D’aucuns défendent depuis quelque temps, pour la Suisse, la conclusion de différents traités de libre-échange – entre l’AELE et l’Inde récemment, ou avec l’Indonésie il y a trois ans –, pour notre économie mais aussi pour diminuer notre dépendance envers l’Union européenne.

Bien entendu, il est préférable d’avoir des relations économiques avec plusieurs pays que de dépendre uniquement d’un seul Etat. Mais, si nos relations avec les pays de l’UE nous rendent dépendants, d’autres relations avec d’autres pays nous rendent simplement dépendants de davantage de pays (et moins de chacun séparément). Plus fondamentalement, se maintenir dans la logique du libre-échange renforce-t-il la souveraineté d’un pays?

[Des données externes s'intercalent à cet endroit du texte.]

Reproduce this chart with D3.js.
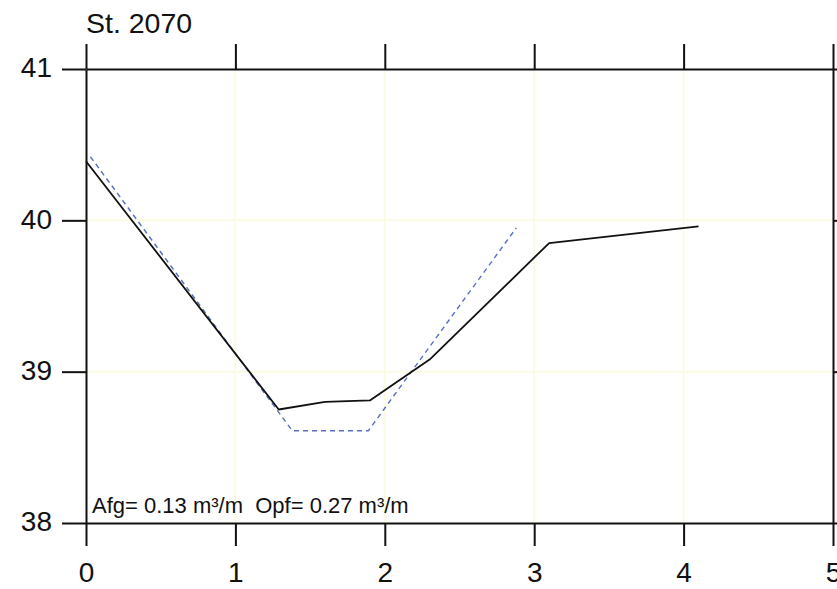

Les théories favorables au commerce international et au libre-échange, depuis Adam Smith ou David Ricardo, prônent la division internationale du travail où chaque pays se spécialise dans ce pour quoi il est le meilleur et importe le reste. Ceci permettant d’augmenter la production globale et de diminuer les prix pour les consommateurs. La logique n’est donc pas tournée vers l’autonomie des pays. Leur consommation est assurée en grande partie par des importations.

La théorie ne prend pas en compte une différence qualitative. En effet, ce n’est pas la même chose d’importer du blé et des armes (ou des masques médicaux, par exemple) que de dépendre des autres pour les jouets et les parapluies. Certaines productions sont plus importantes et offrent plus d’indépendance, ou de poids.

Par ailleurs, dans le libre-échange, la dépendance n’est pas liée qu’aux importations. Nous dépendons aussi des routes commerciales. Un bateau se coince dans le canal de Suez et tout le système se grippe, même si le canal est bien loin des consommateurs et des lieux de production.

Enfin, le poids des exportations pourrait aussi être interrogé. En effet, les pays qui importent notre production peuvent décider de limiter leurs importations, ou ne plus avoir les moyens de les acheter à cause de problèmes économiques ou autres. Dans les deux cas, nous ne pourrions plus exporter chez eux, à cause de facteurs que nous ne pourrons pas contrôler ni même influencer. Si une grande part de notre économie dépend de ces exportations, nous connaîtrons alors à notre tour de grandes difficultés.

Plus généralement, ce modèle théorique développe évidemment une grande interdépendance entre les différents pays, puisque tous ont besoin du commerce international et des productions des autres pays.

Enfin, historiquement, le libre-échange a été imposé à de nombreuses régions du monde par les puissances coloniales qui conservaient, quant à elles, une politique protectionniste1. L’occasion de mentionner aussi les analyses qui lient l’impérialisme à la division internationale et capitaliste du travail.

A l’inverse du libre-échange, le protectionnisme et la préférence nationale permettent de limiter les importations et de défendre la production intérieure. Un pays décide de produire ce dont il a besoin ou de limiter les importations stratégiques. Friedrich List avait théorisé, entre autres, l’usage du protectionnisme pour développer un nouveau secteur ou une nouvelle production. Plus largement, il est possible de développer une vision limitant les interdépendances entre les pays pour favoriser une logique d’autosuffisance nationale, pour reprendre l’expression de Keynes2, qui mettrait réellement en son cœur la défense de la souveraineté nationale et le renforcement de l’indépendance du pays.

Notes:

1   Voir la deuxième partie de Jacques Sapir, Le protectionnisme, coll. Que-sais-je, 2023, 126 p.